The court did acknowledge, though, in some cases, such as those involved with “military, diplomatic, or sensitive national security secrets,” the president’s need for confidentiality of the information would, in fact, outweigh the interests of the judiciary.

The court also found that courts could intervene on matters such as this one and Jaworski had shown a “sufficient likelihood that each of the tapes contains conversations relevant to the offenses charged in the indictment,” thereby allowing him access to the tapes.

Nixon was ordered to deliver the subpoenaed materials to the district court. Since the contained scathing evidence that Nixon was directly involved with the Watergate break-in and that impeachment and removal from office by Congress was a near-certainty, Nixon resigned in disgrace on Aug. 5, 1974. His vice president, Gerald Ford, took over the presidency.

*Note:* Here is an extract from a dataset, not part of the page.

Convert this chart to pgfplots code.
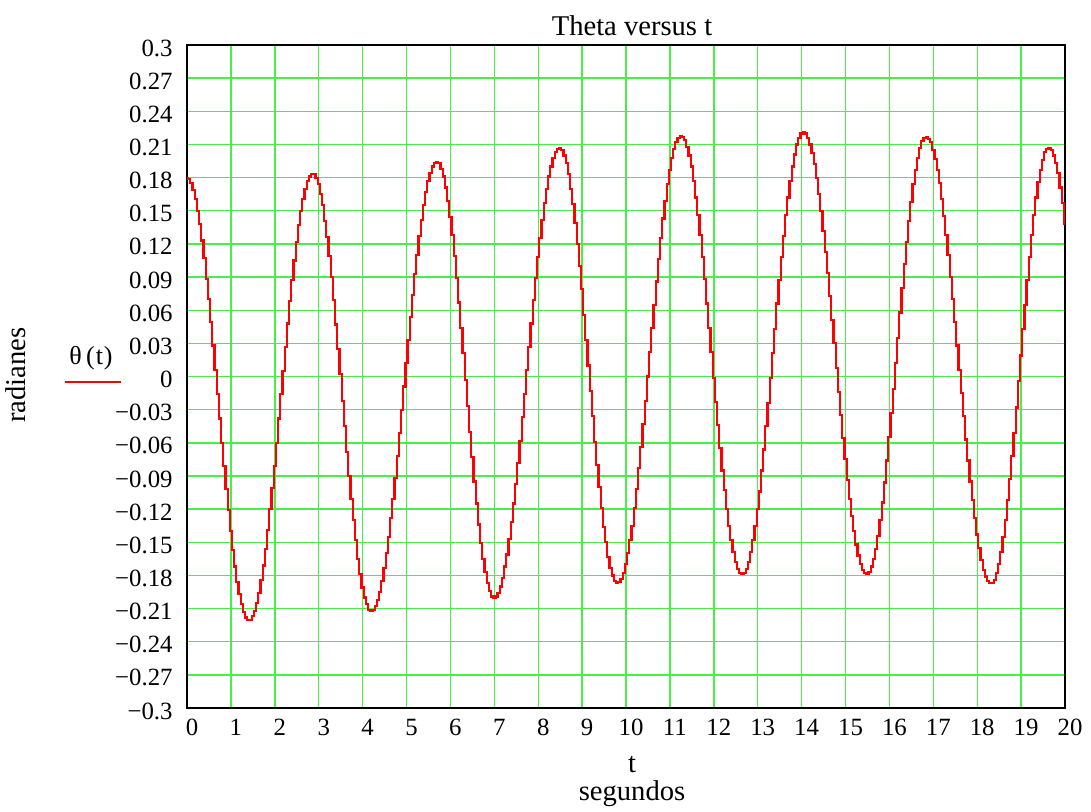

Congress dropped its impeachment proceedings after Nixon’s resignation and President Ford gave a full and unconditional presidential pardon to Nixon on Sept. 8, thereby immunizing him from any federal incrimination. The pardon of Nixon likely led to Ford’s loss in the 1976 presidential election.

To this day, the case of United States v. Nixon remains a landmark Supreme Court case that serves as a check on presidential power. It also upholds the doctrine established in Marbury v. Madison that the Supreme Court has the final say on any constitutional matter and reaffirms that no one, including the president, is above the law.

In fact, the Watergate scandal is now so widely known that the suffix “-gate” is often used to denote a scandal.

This case was later affirmed in two cases involving former President Donald Trump’s tax returns: Trump v. Vance and Trump v. Mazars USA.